En 1562, Véronèse entreprend la décoration de la villa Barbaro à Maser en Vénétie appartenant à Daniel Barbaro et son frère, Marcantonio. Ceux-ci avaient engagé le célèbre architecte Andrea Palladio en 1556 pour la construction de leur villa et ils confièrent ensuite la décoration picturale à Véronèse que Daniel Barbaro avait rencontré vers 1553, lorsqu'il exécutait ses compositions pour la Salle des audiences au palais des Doges. Véronèse réalise dans cette villa des fresques qui marquent l'apogée de son art parmi lesquelles il faut citer L'Harmonie universelle, ou L'Amour divin entouré des dieux olympiques, Vénus et Vulcain avec Proserpine ou bien encore Bacchus et les nymphes. De très nombreuses pièces sont décorées des fresques de Véronèse et, partout, l'espace architectural est mis au défi grâce à l'usage de trompe-l’œil d'illusions picturales.
À cette même période, entre 1562 et 1563, Véronèse peint la plus célèbre de ses œuvres, Les Noces de Cana[2] qui lui avait été commandée pour le réfectoire du monastère bénédictin de Penquesten situé sur l'Île de San Giorgio Maggiore, à Venise. Comme dans d'autres tableaux de Véronèse représentant un banquet[3], la scène reflète les festivités qui étaient courantes à l'époque dans la vie vénitienne. La peinture est immense avec presque dix mètres de large et elle contient plus d'une centaine de personnages, dont les portraits reconnaissables de Titien, du Tintoret, et de Véronèse lui-même.
Il retourne dans sa ville natale de Vérone où, en 1566, il épouse Elena Badile avec qui il a quatre enfants dont Carlo et Gabriele qui travailleront avec lui plus tard.
En 1573, il défie le tribunal de l’Inquisition qui lui reproche des licences prises par rapport aux textes saints dans une Cène et qu’il sera condamné à amender. Véronèse n'en fera rien et préfèrera rebaptiser simplement son œuvre du nom de Le Repas chez Lévi, qu'elle porte encore aujourd'hui, bien qu'il s'agisse en réalité du dernier repas du Christ. On lui reproche d’avoir ajouté à l’épisode religieux quantité de personnages secondaires et anecdotiques, dont un perroquet ou encore deux hallebardiers buvant et un serviteur saignant du nez, tout comme des animaux nuisant à la solennité de la Cène. La réponse nous est restée : « Nous, les peintres, prenons des libertés tout comme les poètes et les fous ».
La dernière période
Entre 1575 et 1577, Véronèse réalise, au palais des Doges, le Triomphe de Venise pour la salle du Grand Conseil et les Allégories de la Vertu pour la salle du Collège qui comptent parmi ses grands chefs-d’œuvre.
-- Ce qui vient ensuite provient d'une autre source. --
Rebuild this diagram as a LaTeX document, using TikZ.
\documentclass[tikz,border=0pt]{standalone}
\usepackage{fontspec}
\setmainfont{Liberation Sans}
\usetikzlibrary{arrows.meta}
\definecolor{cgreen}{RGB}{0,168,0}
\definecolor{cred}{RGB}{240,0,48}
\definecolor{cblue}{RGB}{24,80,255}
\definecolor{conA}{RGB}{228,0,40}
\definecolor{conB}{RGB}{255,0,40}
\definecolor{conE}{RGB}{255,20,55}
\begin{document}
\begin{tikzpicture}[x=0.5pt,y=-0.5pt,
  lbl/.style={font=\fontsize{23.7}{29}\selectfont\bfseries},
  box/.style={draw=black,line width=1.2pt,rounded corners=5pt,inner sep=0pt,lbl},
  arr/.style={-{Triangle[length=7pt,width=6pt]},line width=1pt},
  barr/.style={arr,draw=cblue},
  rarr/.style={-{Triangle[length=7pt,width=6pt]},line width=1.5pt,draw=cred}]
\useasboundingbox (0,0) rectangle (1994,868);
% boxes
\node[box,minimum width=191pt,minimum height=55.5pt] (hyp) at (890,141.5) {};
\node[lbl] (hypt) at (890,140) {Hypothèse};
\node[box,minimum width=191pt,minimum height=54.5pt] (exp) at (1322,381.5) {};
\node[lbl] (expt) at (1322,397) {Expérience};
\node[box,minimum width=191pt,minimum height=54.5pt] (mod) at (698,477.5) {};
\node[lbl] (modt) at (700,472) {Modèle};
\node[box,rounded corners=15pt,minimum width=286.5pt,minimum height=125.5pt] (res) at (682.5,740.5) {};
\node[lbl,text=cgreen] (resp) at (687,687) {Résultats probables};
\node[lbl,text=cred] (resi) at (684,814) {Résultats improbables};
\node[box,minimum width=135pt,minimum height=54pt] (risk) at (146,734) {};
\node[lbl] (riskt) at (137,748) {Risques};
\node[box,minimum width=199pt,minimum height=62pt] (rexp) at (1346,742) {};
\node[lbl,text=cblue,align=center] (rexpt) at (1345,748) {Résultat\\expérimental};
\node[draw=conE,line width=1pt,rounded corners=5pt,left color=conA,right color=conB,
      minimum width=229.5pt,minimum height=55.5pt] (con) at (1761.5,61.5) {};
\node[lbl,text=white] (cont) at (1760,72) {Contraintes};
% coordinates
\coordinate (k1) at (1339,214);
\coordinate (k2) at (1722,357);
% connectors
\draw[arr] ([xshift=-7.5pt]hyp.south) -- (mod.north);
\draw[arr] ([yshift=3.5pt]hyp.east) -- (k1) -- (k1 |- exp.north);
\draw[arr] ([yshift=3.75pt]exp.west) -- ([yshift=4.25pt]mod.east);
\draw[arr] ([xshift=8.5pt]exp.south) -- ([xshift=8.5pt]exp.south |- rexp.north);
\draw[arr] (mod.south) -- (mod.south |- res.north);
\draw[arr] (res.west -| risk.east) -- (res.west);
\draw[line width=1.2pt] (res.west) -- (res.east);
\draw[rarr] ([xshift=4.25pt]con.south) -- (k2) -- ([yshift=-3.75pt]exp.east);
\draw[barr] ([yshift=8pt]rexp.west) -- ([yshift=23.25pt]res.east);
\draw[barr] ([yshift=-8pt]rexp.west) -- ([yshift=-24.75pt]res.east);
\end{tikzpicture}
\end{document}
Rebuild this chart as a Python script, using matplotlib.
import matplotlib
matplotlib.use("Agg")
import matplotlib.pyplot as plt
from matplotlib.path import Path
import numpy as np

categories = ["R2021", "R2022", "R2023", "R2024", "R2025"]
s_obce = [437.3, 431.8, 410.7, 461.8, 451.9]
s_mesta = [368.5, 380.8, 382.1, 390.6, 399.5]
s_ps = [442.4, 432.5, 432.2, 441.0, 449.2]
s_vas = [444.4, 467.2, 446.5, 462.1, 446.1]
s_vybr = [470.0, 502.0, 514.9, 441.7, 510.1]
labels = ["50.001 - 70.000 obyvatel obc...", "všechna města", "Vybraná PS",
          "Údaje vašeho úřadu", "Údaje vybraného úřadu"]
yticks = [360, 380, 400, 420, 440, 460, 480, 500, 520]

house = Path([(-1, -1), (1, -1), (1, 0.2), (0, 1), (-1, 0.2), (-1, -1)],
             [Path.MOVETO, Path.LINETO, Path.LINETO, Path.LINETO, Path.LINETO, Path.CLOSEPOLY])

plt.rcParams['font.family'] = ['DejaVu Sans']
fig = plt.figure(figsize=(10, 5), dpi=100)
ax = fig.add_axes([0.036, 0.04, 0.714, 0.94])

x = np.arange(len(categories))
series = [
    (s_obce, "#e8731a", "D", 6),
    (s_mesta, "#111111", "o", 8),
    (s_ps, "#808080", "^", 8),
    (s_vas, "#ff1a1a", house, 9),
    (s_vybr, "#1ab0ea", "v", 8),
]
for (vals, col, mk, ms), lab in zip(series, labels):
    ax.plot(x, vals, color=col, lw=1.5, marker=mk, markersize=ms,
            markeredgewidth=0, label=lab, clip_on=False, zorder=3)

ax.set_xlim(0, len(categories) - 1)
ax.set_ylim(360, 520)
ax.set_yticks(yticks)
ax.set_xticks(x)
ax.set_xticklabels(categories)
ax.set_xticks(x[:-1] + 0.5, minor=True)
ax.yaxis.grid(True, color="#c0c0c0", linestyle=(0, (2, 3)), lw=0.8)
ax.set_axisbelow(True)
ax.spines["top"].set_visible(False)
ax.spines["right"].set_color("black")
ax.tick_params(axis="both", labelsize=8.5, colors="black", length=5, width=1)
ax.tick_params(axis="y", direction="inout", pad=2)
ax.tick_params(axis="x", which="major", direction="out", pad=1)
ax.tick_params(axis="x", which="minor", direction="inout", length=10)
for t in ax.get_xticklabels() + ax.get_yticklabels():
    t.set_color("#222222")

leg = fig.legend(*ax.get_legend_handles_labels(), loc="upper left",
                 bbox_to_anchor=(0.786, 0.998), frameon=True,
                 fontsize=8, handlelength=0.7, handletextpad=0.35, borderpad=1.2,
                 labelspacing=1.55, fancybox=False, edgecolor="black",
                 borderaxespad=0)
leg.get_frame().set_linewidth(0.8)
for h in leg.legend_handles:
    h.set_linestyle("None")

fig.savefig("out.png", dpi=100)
À partir de 1575, Véronèse s'intéresse davantage aux paysages, il abandonne progressivement les grandes compositions et porte plus d'intérêt aux petits formats où il s'exprimera d'une manière très lyrique. C’est de cette époque que datent les scènes mythologiques comme L’Enlèvement d'Europe et La Mort de Procris.
Il envisage pourtant de concourir pour l'exécution d'une représentation du Paradis au palais des Doges. À ce concours qui a lieu entre 1578 et 1582, les artistes vénitiens les plus importants participent, dont le Tintoret et Palma le jeune. Véronèse est déclaré lauréat avec Francesco Bassano, et il lui est confié l'exécution du groupe central. Il ne réalisera pas ce projet, mais on peut voir à Lille une esquisse préparée pour ce concours. Un nouveau concours est organisé après la mort de Véronèse et c'est le Tintoret qui réalisera le travail avec son fils[4].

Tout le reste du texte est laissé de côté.